I was squeezing through the crowd of eight people in the theatre to find a seat during the trailer for Spiderman 2. I would like to have an opinion on that preview. It's another Spiderman movie. The octopus guy is in it. There doesn't seem to be much else to say.

Next were scenes of a post-apocalyptic mall in a city apparently called Metropolis. Dawn of the Dead with Ving Rhames and Mekhi Phifer and some other people. I thought we'd already made that movie.

Eurotrip, starring Buffy's little sister, looks nothing like my European trip. Well, except for the pervert on the train. And the absinthe. Trailer consists of drugs, sex, nudity, and gay jokes, and possibly some European scenery, though little is on evidence in the preview. This comes from the producers of Road Trip and Old School. If you are the target audience for this movie, you already know who you are.

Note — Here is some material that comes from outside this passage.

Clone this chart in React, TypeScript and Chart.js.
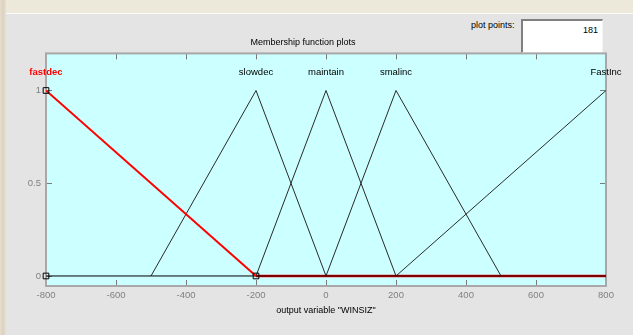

The final preview was for Sky Captain and the World of Tomorrow, of which much has been said, but none of it by me. Jude Law, Gwenneth Paltrow, and Angelina Jolie in a retro adventure, all the human actors filmed on bluescreen to superimpose on a previously created computer-generated 1930s serial-movie Buck Rogers-style world. The invading alien robots with the spaghetti arms conjure up covers of old pulp magazines like Amazing Fantastic Weird Unbelievable Stories of Scientifiction and Beyond. It could be fun. The Stargate music during the preview was a bit unnerving. I kept expecting Richard Dean Anderson to appear and make a wisecrack.

Jim tells me that it was Steve Jobs who founded his computer company in his garage, not Bill Gates, who started his in a seedy motel, instead. My mistake.